How a Nissan dealership fixed its scoreboard and increased leads seven-fold!
What does every scoreboard have in common? A home score and a visitor’s score, of course. Image watching any sporting event where the scoreboard displays only the home team’s score. How could you know who was winning and losing? Or, image a box score for a game and only one team’s stats are presented. How could you analyze how the game was won or lost without both team’s box scores?
Now, let me ask you, are you managing your digital marketing, websites, and advertising with a broken scoreboard, outdated web analytics or obsolete marketing reporting tools?
In fact, most businesses try to manage and make decisions every day, using data and reporting that only tells one half of the scoreboard story. So, how do you know when that 10% increase in leads, or page views, or inventory searches, is a good 10%? Or, said another way, a tall or short 10%?
Of course, it’s impossible to know how your numbers compare, how your business is performing, or whether you’re winning or losing the game without a competitive score, such as, your local DMA average for the same time period.
Many auto dealership managers, because of their broken scoreboards, often incorrectly celebrate positives or anguish over negatives that are only a fraction of the industry average downturn. And, in many cases, these managers are blind to opportunities to improve their performance, often significant performance improvement, because they do not have the context of knowing which metrics are ahead or behind their local DMA industry averages.

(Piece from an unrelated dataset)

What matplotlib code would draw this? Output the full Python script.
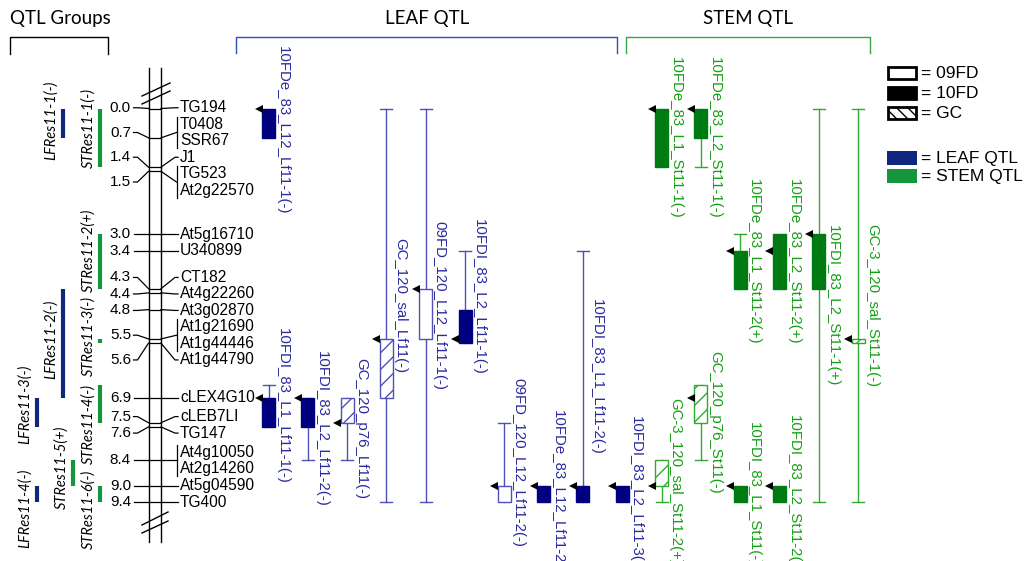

Such is the case of a Nissan dealership
A Nissan dealership, part of a large dealer group, had been using, for years, traditional website analytic solutions to measure the performance of their website.
They were diligent in reviewing the performance data, such as, lead conversions, page views, and traffic volume. But what did these metrics really tell them? When lead conversions were up, was it a “good up” or a “bad up”?
That is, did their conversion rate outpace the market, or the local DMA visitor average? Without that comparative or context, how could they know if their digital marketing was truly working, or was it simply changes in the market place?
Without context, how could they truly evaluate the results of changes to their website? And, if these issues were blind spots for fully understanding conversion rates, then wasn’t it also true that most of their online analytics reporting would be suspect?
Fortunately, through programs offered by Nissan North America and reporting provided by their dealer group, the folks at the dealership had access to next-generation internet analytics. These reports clearly highlighted, for the first time, specific areas of improvement and attention.
With this new reporting, they quickly realized they had a problem, they previously didn’t even know existed. Right there, on their new dashboard, it was clear for all to see, their conversion rate, and their lead to visitor ratio were far behind the local market average. Beyond their local market, they also could evaluate their performance against other Nissan stores, other rooftops within their dealer group, and against national averages. And in fact, they had even seen improvements in their conversion rates, but it was clear now that they had actually been running far behind their local market’s performance. They had been blinded by a broken scoreboard.
So now what? They had discovered a problem they didn’t know they had. But what steps must they take to dramatically improve their website performance and meet or surpass market averages?
The dealership found the answers in the very same data. By looking at which consumer behaviors generated higher conversion rates in context of the DMA average, it was easy to see what website changes would motivate increases in lead submissions, lower abandonment rates, and increase sales.
Working with the program vendor’s analyst, they identified a few quick and easy changes to their website that better aligned it with consumer behavior.
And the rest, as they say, is history.
Month |
LTV Compared to Local DMA* |
Lead Count* |
March |
-60.2% below market average |
50 |
April |
-27.65% below market average |
270 |
May |
-6.72% below market average |
330 |
June |
+25.47% above market avg. |
345 |
*Data is representative and has been changed for data privacy consideration. Changes to website were made mid-April.
So the bottom line is….don’t measure your bottom line without a comparative. No team can improve its game performance with a scoreboard missing the opponents score, without local, regional, brand, and national averages, no one can know if they are winning or losing.